We can easily build indexes on columns built on data in the documents. But what keys exist?

mysql> SELECT JSON_KEYS(doc) FROM airport LIMIT 1;
+------------------------------------------------------------------------------------------------------------------------------------------+
| JSON_KEYS(doc)                                                                                                                           |
+------------------------------------------------------------------------------------------------------------------------------------------+
| ["ID", "ICAO", "Name", "Flags", "Length", "Region", "Runway", "Catalog", "Latitude", "Elevation", "Frequency", "Longitude", "ShortName"] |
+------------------------------------------------------------------------------------------------------------------------------------------+
1 row in set (0.00 sec)

We could index all or a combination of any of these keys. Please note that all the records had the same format which can be rare for schemaless data. Let's take Region for an example. Region sounds important enough to need indexing. But is it a good candidate for an index? Here we have to peer at the data and unfortunately every record has 'FR' for a value. Indexing Region does not help pare down the search for specific record or records.

What about Name? Looking at the data shows that there are no duplicates in that field. As would Latitude and Longitude. Heck, longitude and latitude are often used together so we could put both into one index.

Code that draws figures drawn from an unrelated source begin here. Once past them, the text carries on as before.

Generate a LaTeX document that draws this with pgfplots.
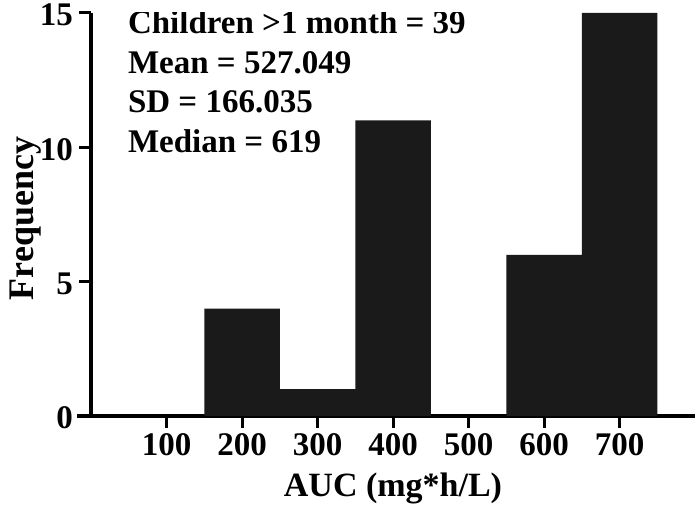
\documentclass[border=0pt]{standalone}
\usepackage{fontspec}
\setmainfont{Liberation Serif}
\usepackage{pgfplots}
\pgfplotsset{compat=1.18}
\definecolor{barfill}{HTML}{1A1A1A}
\begin{document}
\begin{tikzpicture}
\begin{axis}[
  at={(91pt,88pt)}, anchor=south west,
  scale only axis, width=604pt, height=403pt,
  xmin=0, xmax=800, ymin=0, ymax=15,
  axis x line*=bottom, axis y line*=left,
  xtick={100,200,300,400,500,600,700},
  ytick={0,5,10,15},
  xtick style={draw=none},
  ytick style={draw=none},
  major tick length=12pt,
  axis line style={line width=3.5pt},
  /pgf/number format/assume math mode=true,
  xticklabel style={font=\fontsize{33}{33}\selectfont\bfseries, inner sep=0pt, yshift=-17pt},
  yticklabel style={font=\fontsize{33}{33}\selectfont\bfseries, inner sep=0pt, xshift=-18pt, yshift=-2pt},
  xlabel={AUC (mg*h/L)},
  ylabel={Frequency},
  xlabel style={font=\fontsize{34}{34}\selectfont\bfseries, at={(axis description cs:0.5,-0.1985)}, anchor=base},
  ylabel style={font=\fontsize{36}{36}\selectfont\bfseries, at={(axis description cs:-0.096,0.49)}, anchor=base},
]
\addplot[ybar, bar width=100, bar shift=0pt, fill=barfill, draw=none]
  coordinates {(200,4) (300,1) (400,11) (500,0) (600,6) (700,15)};
\pgfplotsinvokeforeach{100,200,300,400,500,600,700}{\coordinate (xt#1) at (axis cs:#1,0);}
\pgfplotsinvokeforeach{0,5,10,15}{\coordinate (yt#1) at (axis cs:0,#1);}
\node[anchor=base west, inner sep=0pt, font=\fontsize{33}{33}\selectfont\bfseries] at (axis description cs:0.061,0.950) {Children >1 month = 39};
\node[anchor=base west, inner sep=0pt, font=\fontsize{33}{33}\selectfont\bfseries] at (axis description cs:0.061,0.851) {Mean = 527.049};
\node[anchor=base west, inner sep=0pt, font=\fontsize{33}{33}\selectfont\bfseries] at (axis description cs:0.061,0.752) {SD = 166.035};
\node[anchor=base west, inner sep=0pt, font=\fontsize{33}{33}\selectfont\bfseries] at (axis description cs:0.061,0.655) {Median = 619};
\end{axis}
\foreach \v in {100,200,300,400,500,600,700} {\draw[black, line width=3pt] (xt\v) -- ++(0pt,-12pt);}
\foreach \v in {0,5,10,15} {\draw[black, line width=3pt] (yt\v) -- ++(-12pt,0pt);}
\fill[black] (77pt,86.25pt) rectangle (92pt,89.75pt);
\pgfresetboundingbox
\path[use as bounding box] (0,0) rectangle (700pt,504pt);
\end{tikzpicture}
\end{document}
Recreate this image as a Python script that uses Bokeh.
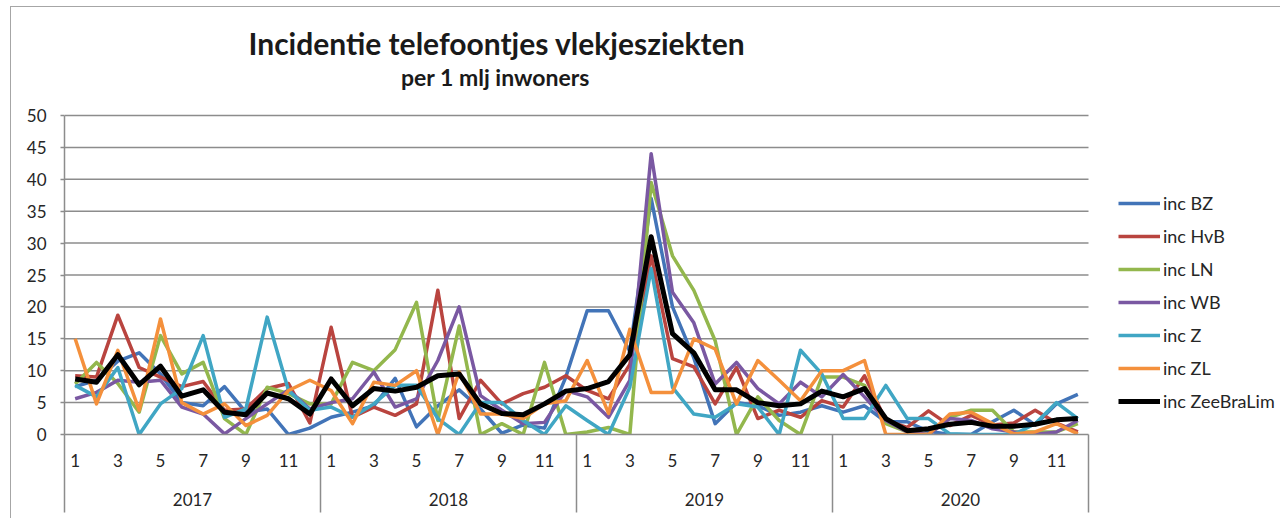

mysql> ALTER TABLE airport add column Name CHAR(30) GENERATED ALWAYS AS (doc->"$.Name");
Query OK, 0 rows affected (0.03 sec)
Records: 0  Duplicates: 0  Warnings: 0

mysql> CREATE INDEX nameidx ON  airport (Name);
Query OK, 0 rows affected (0.10 sec)
Records: 0  Duplicates: 0  Warnings: 0

And we can test the index easily.

mysql> explain select Name from airport where Name="ABBEVILLE";
+----+-------------+---------+------------+------+---------------+---------+---------+-------+------+----------+-------------+
| id | select_type | table   | partitions | type | possible_keys | key     | key_len | ref   | rows | filtered | Extra       |
+----+-------------+---------+------------+------+---------------+---------+---------+-------+------+----------+-------------+
|  1 | SIMPLE      | airport | NULL       | ref  | nameidx       | nameidx | 31      | const |    1 |   100.00 | Using index |
+----+-------------+---------+------------+------+---------------+---------+---------+-------+------+----------+-------------+
1 row in set, 1 warning (0.00 sec)


And then the column for Longitude and Latitude.

mysql> ALTER TABLE airport add column longlat CHAR(30) GENERATED always  AS (concat(json_unquote(doc->"$.Longitude"),"X",json_unquote(doc->"$.Latitude"))) stored;
Query OK, 1218 rows affected (0.39 sec)
Records: 1218  Duplicates: 0  Warnings: 0

The index for this new column's index is left up to you for an exercise.

But now we have a table built from raw JSON formatted data with indexes we can use for quick searches.